Another catastrophic splurge was observed on a smaller scale in Russia when Anzhi Makhachkala were taken over by billionaire Suleyman Kerimov in 2011 with the promise to invest hundreds of millions into football in the Dagestani region. Anzhi signed Brazil’s 2002 World Cup-winning left-back Roberto Carlos, Jucilei, Diego Tardelli, Yuri Zhirkov, Willian, Lassana Diarra and Samuel Eto’o as they made their way to the Europa League knockout stages.
Only two years after their ambitious takeover, budget cuts were being made and the club lost all its key players as they finished bottom of the table, a few promotions and relegations preceded licensing issues and eventual administration. By 2022, one of the financial heavyweights of European football had been dissolved.
With inadequate TV rights and a little uptick in commercial activities, previous ground-breaking football projects similar to Saudi’s have collapsed because they were not built on a sustainable financial model. Not many were watching the football internationally whilst the clubs were paying huge salaries to players, the majority of whom were past their peak years.
Elsewhere, Lionel Messi turned down a move to the Middle East before signing for Inter Miami while Tottenham Hotspur’s Son Heung-min and Manchester United’s Bruno Fernandes have also rejected offers to join the new mecca of football this summer.

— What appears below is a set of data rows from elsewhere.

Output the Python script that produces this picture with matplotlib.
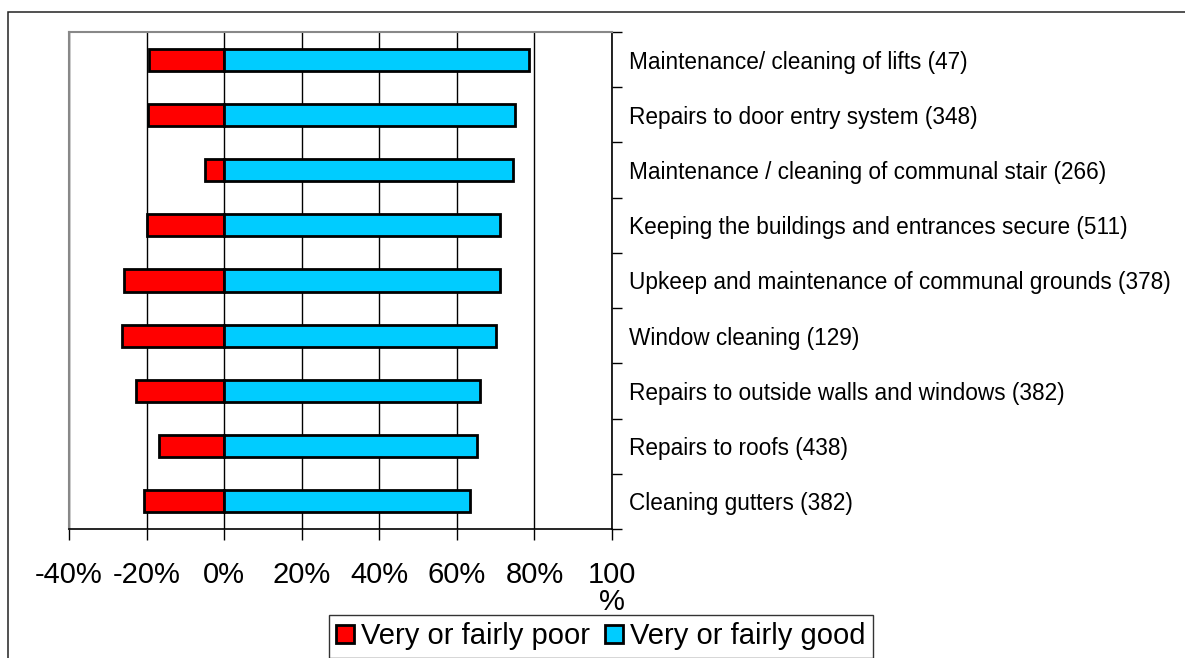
import numpy as np
import matplotlib.pyplot as plt
from matplotlib.patches import Rectangle

plt.rcParams['font.family'] = ['Liberation Sans', 'DejaVu Sans']

# Survey items, top to bottom
items = [
    "Maintenance/ cleaning of lifts (47)",
    "Repairs to door entry system (348)",
    "Maintenance / cleaning of communal stair (266)",
    "Keeping the buildings and entrances secure (511)",
    "Upkeep and maintenance of communal grounds (378)",
    "Window cleaning (129)",
    "Repairs to outside walls and windows (382)",
    "Repairs to roofs (438)",
    "Cleaning gutters (382)",
]
poor = [-19.3, -19.7, -4.9, -20.0, -25.8, -26.3, -22.7, -16.8, -20.7]   # %
good = [78.7, 74.9, 74.4, 71.0, 71.0, 70.2, 66.0, 65.3, 63.3]           # %

xticks = [-40, -20, 0, 20, 40, 60, 80, 100]
xlabels = ["-40%", "-20%", "0%", "20%", "40%", "60%", "80%", "100\n%"]

W, H = 1185, 658
fig = plt.figure(figsize=(W / 100, H / 100), dpi=100)
ax = fig.add_axes([69 / W, 1 - 529 / H, (612 - 69) / W, (529 - 32) / H])

# outer chart frame
fig.add_artist(Rectangle((8 / W, -0.1), 1.2, 1.1 - 12 / H, transform=fig.transFigure,
                         fill=False, edgecolor="#222222", linewidth=1.1))

y = np.arange(len(items))[::-1]
ax.barh(y, poor, height=0.4, color="#FF0000", edgecolor="black", linewidth=2,
        label="Very or fairly poor", zorder=3)
ax.barh(y, good, height=0.4, color="#00CCFF", edgecolor="black", linewidth=2,
        label="Very or fairly good", zorder=3)

ax.set_xlim(-40, 100)
ax.set_ylim(-0.5, len(items) - 0.5)
ax.set_xticks(xticks)
ax.set_xticklabels(xlabels, fontsize=21, linespacing=0.95)
ax.tick_params(axis="x", direction="out", length=8, width=1, pad=15)
ax.grid(axis="x", color="black", linewidth=1, zorder=0)

# category labels on the right, ticks between categories
ax.yaxis.tick_right()
ax.set_yticks(y)
ax.set_yticklabels(items, fontsize=16.3)
ax.tick_params(axis="y", which="major", length=0, pad=12)
ax.set_yticks(np.arange(len(items) + 1) - 0.5, minor=True)
ax.tick_params(axis="y", which="minor", direction="out", length=7, width=1)

ax.spines["left"].set_color("#888888")
ax.spines["top"].set_color("#888888")
for s in ("left", "top"):
    ax.spines[s].set_linewidth(1.5)
for s in ("right", "bottom"):
    ax.spines[s].set_color("black")
    ax.spines[s].set_linewidth(1.2)

leg = fig.legend(loc="upper left", bbox_to_anchor=(329 / W, 1 - 615 / H), ncol=2,
                 fontsize=21, frameon=True, fancybox=False, edgecolor="black",
                 handlelength=0.62, handleheight=0.62, handletextpad=0.24,
                 columnspacing=0.5, borderpad=0.25, borderaxespad=0)
leg.get_frame().set_linewidth(1)

fig.savefig("out.png", dpi=100)
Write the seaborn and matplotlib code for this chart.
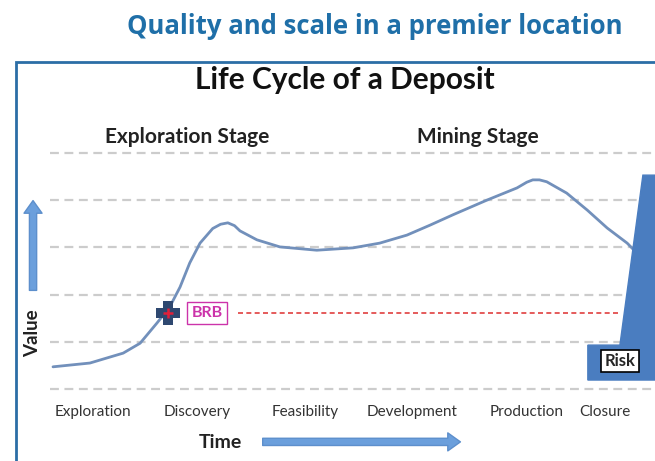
import matplotlib
matplotlib.use("Agg")
import matplotlib.pyplot as plt
import seaborn as sns
import pandas as pd
from matplotlib.patches import Rectangle

# value curve (time 0-100, value 0-50)
time_pts = [0.5, 6.6, 12.1, 14.9, 17.7, 19.8, 21.5, 23.1, 24.8, 26.9, 28.2, 29.4, 30.5, 31.4,
            34.2, 38.0, 44.1, 50.1, 54.5, 59.0, 62.8, 66.6, 72.2, 77.2, 78.8, 79.8, 80.9,
            82.1, 85.4, 88.8, 92.1, 95.4, 97.0]
value_pts = [4.7, 5.5, 7.6, 9.7, 14.0, 17.4, 21.6, 26.7, 30.9, 34.0, 34.9, 35.2, 34.6, 33.5,
             31.6, 30.1, 29.4, 29.9, 30.9, 32.6, 34.7, 36.9, 40.0, 42.6, 43.8, 44.3, 44.3,
             43.9, 41.5, 37.9, 34.1, 30.9, 28.8]

stages = ["Exploration", "Discovery", "Feasibility", "Development", "Production", "Closure"]
stage_pos = [7.1, 24.3, 42.1, 59.9, 78.8, 91.7]

grid_levels = [0, 10, 20, 30, 40, 50]
brb_time = 19.5
brb_value = 16.1
brb_line_end = 94.2

# risk wedge outline
risk_t = [88.9, 88.9, 94.2, 98.0, 100, 100]
risk_v = [1.9, 9.3, 9.3, 45.3, 45.3, 1.9]

sns.set_style("white")
plt.rcParams["font.family"] = ["Lato", "DejaVu Sans"]

fig = plt.figure(figsize=(6.55, 4.61), dpi=100)
ax = fig.add_axes([0, 0, 1, 1])
ax.set_xlim(-8.26, 100)
ax.set_ylim(-15.25, 82.4)
ax.axis("off")

# outer frame
fig.patches.append(Rectangle((16 / 655, -0.1), 1.2, 1.1 - 62 / 461, transform=fig.transFigure,
                             fill=False, ec="#2b6ea6", lw=2))

ax.hlines(grid_levels, 0, 100, colors="#cccccc", linestyles=(0, (4, 2.5)), lw=1.6)

df = pd.DataFrame({"time": time_pts, "value": value_pts})
sns.lineplot(data=df, x="time", y="value", ax=ax, color="#7290bb", lw=2, sort=False)

ax.fill(risk_t, risk_v, color="#4a7dc0", zorder=3)
ax.text(94.2, 5.9, "Risk", ha="center", va="center", fontsize=12, fontweight="bold",
        bbox=dict(fc="white", ec="black", lw=1.2, boxstyle="square,pad=0.2"), zorder=4)

# BRB marker and level
plus = [(-0.38, 1), (0.38, 1), (0.38, 0.38), (1, 0.38), (1, -0.38), (0.38, -0.38),
        (0.38, -1), (-0.38, -1), (-0.38, -0.38), (-1, -0.38), (-1, 0.38), (-0.38, 0.38)]
ax.plot([31.1, brb_line_end], [brb_value, brb_value], color="#e04040", ls=(0, (3, 2)), lw=1.2)
ax.scatter([brb_time], [brb_value], marker=plus, s=300, color="#2e4870", zorder=5, lw=0)
ax.scatter([brb_time], [brb_value], marker="+", s=45, color="#e0203a", zorder=6, lw=1.8)
ax.text(25.95, brb_value, "BRB", ha="center", va="center", fontsize=11.5, fontweight="bold",
        color="#cc33aa", bbox=dict(fc="white", ec="#cc33aa", lw=1, boxstyle="square,pad=0.25"))

for name, pos in zip(stages, stage_pos):
    ax.text(pos, -4.9, name, ha="center", va="center", fontsize=11, color="#333333")

ax.text(22.6, 53.4, "Exploration Stage", ha="center", va="center", fontsize=15,
        fontweight="bold", color="#222222")
ax.text(70.7, 53.4, "Mining Stage", ha="center", va="center", fontsize=15,
        fontweight="bold", color="#222222")

# axis arrows
arrow = dict(arrowstyle="simple,head_length=0.7,head_width=1.0,tail_width=0.4",
             fc="#6b9fdc", ec="#5d8fcc", mutation_scale=13)
ax.annotate("", xy=(-2.8, 40.5), xytext=(-2.8, 20.3), arrowprops=arrow)
ax.annotate("", xy=(68.3, -11.2), xytext=(34.7, -11.2), arrowprops=arrow)
ax.text(-2.8, 11.9, "Value", rotation=90, ha="center", va="center", fontsize=13.5,
        fontweight="bold", color="#222222")
ax.text(28.1, -11.4, "Time", ha="center", va="center", fontsize=14,
        fontweight="bold", color="#222222")

fig.text(345 / 655, 1 - 80 / 461, "Life Cycle of a Deposit", ha="center", va="center",
         fontsize=21.5, fontweight="bold", color="#111111")
fig.text(375 / 655, 1 - 27 / 461, "Quality and scale in a premier location", ha="center",
         va="center", fontsize=18.5, fontweight="bold", color="#1f6fa8",
         family=["Open Sans", "DejaVu Sans"])

fig.savefig("out.png", dpi=100)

This proves that many world-class stars are still sceptical about making the jump and there is a lot of ground yet to be covered by this ambitious project.
Meanwhile, Michael Emenalo has been appointed as the first director of football of the Saudi Pro League in a bid to lead a centralized approach to attracting more international players to the shores. This is a move that indicates the commitment to securing a complete revamp of Saudi Arabian football with elite talent on and off the pitch.
It is too early to speculate on the survival of this bold plan but its success or otherwise will be determined by the long-lasting commitments made in these embryonic months.